For several years now, I’ve metal detected several hundred acres of land that saw action during the Tennessee Maneuvers of WWII in search of items lost, discarded, or intentionally buried by the military. One such item I recently recovered was an Army “Jerry Can” that was buried 3 feet beneath the rocky soil. In addition to the thrill of recovering such history, the real joy comes from the research and learning that occurs following such a find. And yes, the history of the Jerry Can is an interesting one!
(Left) A Jerry Can being exposed for the first time since being intentionally buried by the Army more than 70 years ago. (Right) Image of the Jerry Can and several other military items recovered by the author on the grounds of the Tennessee Maneuvers of WW2.
Originally developed in Germany, the “Jerry Can”, “Blitz Can”, or “Jeep Can”, was (and still is) one of the most widely used military hardware items in the world. Like most things that are designed to be practical and durable, the U.S. simply copied German design! The U.S. 5-gallon military gas/water can design was copied from the German “Wehrmacht-Einheitskanister”, which was produced in the late 1930s. By 1939, the Nazis had stockpiled thousands of cans that would help fuel their rapid advance (German Blitzkrieg; hence “Blitz Can”) across Europe.
Fighting in North Africa, Italy, and France, the Allied Forces immediately recognized the superiority of the German can and set out to copy the design. The cans had three handles which allowed one person to tote the can by the middle handle, while two people could carry a can using the outside handles.
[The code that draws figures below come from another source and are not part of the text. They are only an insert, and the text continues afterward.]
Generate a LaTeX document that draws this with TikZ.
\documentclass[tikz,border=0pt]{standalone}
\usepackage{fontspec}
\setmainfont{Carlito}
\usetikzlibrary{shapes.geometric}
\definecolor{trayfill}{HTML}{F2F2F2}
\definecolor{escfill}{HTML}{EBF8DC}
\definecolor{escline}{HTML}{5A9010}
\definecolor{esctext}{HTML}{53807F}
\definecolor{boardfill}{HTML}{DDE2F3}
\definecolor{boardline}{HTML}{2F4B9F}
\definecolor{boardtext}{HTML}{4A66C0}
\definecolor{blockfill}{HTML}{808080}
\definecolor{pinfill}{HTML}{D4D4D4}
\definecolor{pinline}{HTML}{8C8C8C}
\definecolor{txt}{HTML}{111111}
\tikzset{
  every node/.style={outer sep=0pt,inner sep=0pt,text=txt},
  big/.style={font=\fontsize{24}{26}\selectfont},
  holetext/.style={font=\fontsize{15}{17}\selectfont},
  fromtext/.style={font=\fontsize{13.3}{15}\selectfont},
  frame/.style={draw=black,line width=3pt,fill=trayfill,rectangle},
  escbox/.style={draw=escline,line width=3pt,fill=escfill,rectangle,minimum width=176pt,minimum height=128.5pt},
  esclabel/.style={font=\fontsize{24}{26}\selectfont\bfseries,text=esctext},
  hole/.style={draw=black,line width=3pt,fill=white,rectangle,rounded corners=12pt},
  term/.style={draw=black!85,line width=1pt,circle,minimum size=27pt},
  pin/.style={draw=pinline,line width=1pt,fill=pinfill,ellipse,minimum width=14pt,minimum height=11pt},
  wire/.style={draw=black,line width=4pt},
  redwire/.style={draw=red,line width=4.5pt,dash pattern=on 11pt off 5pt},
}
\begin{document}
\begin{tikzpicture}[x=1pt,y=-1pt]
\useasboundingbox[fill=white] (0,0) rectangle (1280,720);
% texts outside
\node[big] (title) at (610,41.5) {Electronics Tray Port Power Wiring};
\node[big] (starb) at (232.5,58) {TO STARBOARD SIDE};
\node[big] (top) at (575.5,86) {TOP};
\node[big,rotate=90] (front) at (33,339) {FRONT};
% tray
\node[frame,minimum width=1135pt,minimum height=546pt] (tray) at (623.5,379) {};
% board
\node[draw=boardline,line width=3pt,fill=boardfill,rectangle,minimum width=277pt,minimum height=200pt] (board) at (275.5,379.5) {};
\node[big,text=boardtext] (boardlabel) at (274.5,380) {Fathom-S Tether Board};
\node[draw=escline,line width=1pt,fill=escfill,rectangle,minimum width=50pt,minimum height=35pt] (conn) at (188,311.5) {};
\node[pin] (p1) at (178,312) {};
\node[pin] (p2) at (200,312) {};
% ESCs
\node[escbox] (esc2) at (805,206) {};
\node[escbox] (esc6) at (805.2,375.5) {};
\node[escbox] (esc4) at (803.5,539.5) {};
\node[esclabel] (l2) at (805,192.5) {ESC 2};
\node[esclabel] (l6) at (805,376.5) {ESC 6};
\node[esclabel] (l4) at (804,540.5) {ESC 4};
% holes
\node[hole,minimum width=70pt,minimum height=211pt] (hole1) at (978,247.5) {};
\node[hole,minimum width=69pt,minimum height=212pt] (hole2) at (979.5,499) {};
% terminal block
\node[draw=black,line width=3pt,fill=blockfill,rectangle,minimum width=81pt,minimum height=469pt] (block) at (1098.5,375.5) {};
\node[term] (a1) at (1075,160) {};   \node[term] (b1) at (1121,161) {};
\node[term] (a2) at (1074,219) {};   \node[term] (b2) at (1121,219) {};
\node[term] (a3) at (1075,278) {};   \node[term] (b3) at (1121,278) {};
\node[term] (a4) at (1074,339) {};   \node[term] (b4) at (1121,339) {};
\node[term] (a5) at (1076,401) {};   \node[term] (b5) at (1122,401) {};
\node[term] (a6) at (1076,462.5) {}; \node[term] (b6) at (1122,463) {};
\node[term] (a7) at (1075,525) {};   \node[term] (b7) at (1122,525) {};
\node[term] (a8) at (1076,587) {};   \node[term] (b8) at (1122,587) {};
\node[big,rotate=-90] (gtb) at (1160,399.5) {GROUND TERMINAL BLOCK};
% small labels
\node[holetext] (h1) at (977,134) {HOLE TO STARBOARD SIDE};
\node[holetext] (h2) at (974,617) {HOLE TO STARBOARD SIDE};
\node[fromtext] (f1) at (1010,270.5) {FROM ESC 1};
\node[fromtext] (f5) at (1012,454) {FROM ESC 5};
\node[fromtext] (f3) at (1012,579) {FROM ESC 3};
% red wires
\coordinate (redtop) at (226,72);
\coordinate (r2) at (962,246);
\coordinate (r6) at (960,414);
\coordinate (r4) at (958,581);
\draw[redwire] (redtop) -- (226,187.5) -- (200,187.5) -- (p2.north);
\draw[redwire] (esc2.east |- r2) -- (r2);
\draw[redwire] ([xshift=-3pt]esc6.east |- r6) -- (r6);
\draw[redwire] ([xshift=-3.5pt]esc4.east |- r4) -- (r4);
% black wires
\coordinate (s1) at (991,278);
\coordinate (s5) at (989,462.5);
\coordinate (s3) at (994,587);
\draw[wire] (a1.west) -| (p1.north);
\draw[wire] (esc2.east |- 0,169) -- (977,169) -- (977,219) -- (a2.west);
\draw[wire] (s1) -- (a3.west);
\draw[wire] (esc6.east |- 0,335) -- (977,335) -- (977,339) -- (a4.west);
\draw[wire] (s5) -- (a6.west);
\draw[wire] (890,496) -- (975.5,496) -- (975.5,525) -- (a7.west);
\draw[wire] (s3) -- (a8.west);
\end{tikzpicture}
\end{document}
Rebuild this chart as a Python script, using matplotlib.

Women stacking Jerry Cans at the Quartermaster Depot located in Savannah, Georgia.
The sides of the can were constructed with “X”-like depressions that gave added strength to the can. The handle construction also allowed for an air pocket to develop, permitting the contents to expand without bursting the can. Made of steel, with welded seams, and lined with an impermeable plastic, the can was extremely durable and versatile enough to carry a variety of liquids.
The name “Jerry Can” can be traced to the slang word “Jerry” that was assigned to Germans during the war by soldiers of the Allied nations, in particular by the British. So a loose translation of “Jerry Can” would be: “German Can.”
US Military Jerry Can Production
At the outset of World War II, U.S. Jerry Cans were made of steel and painted olive-drab (green). A large “G” (Gas) or “W” (Water) was stamped on both sides of the can, near the top. Near the bottom of one side, the letters “U.S.” or “U.S.A.” were embossed into the steel. If the can was produced for the U.S. Marine Corps, “U.S.M.C.” replaced the “U.S.” or “U.S.A.” stamp found on Army cans. The same is true for cans produced for the Navy, with “U.S.N.” replacing the “U.S.” or “U.S.A.” stamp. Near the bottom of the opposite side, letters “Q.M.C.” (Quarter Master Corps) were stamped into the metal.
(Left) The Jerry Can recovered by author was designated for water (embossed W at the top) and stamped USA near the bottom. (Right) Quartermaster Corps (QMC) is stamped near the bottom of the reverse side of the can.
Three lines of letters and numbers were also stamped on the bottom of the can. Typically, the top line was the manufacturing standard the can conformed to, the second row was the name of the manufacturer (in the example below, “NESCO”), and the third line notated the size of the can and the year it was produced. For example, on the can that I recovered, it reads “20-5-41”. This represents 20 liters – 5 gallons – made in 1941.
On the example recovered by the author, only the manufacturer name (NESCO) and the size of the can/year produced are visible.
As it relates to the manufacturer’s name, one set of initials may cause confusion. When “U.S.M.C.” appears in the manufacturer line on the bottom of the can, it doesn’t represent the United States Marine Corps. Instead, it stands for the U.S. Metal Container Company.
While the above descriptions capture most of the common characteristics of U.S. produced Jerry Cans, keep in mind that such cans were produced by the millions, by many different countries, since the late 1930s. Chances are you may run across a can with different markings and patterns from those described above.
Jerry Cans Helped Win the War
At the conclusion of World War II, it’sestimated that some 21-million Allied Jerry Cans were scattered across Europe – and evidently, Tennessee! Used in all theatres of the War, the role they played in securing an Allied victory was recognized by President Roosevelt in November 1944, when he stated, “Without these cans it would have been impossible for our armies to cut their way across France at a lightning pace which exceeded the German Blitzkrieg of 1940.“
A Jerry Can assembly point near Norway.
Having unearthed such an important piece of military hardware; one that was so vital to winning WWII, I will treasure and care for this piece of history for years to come.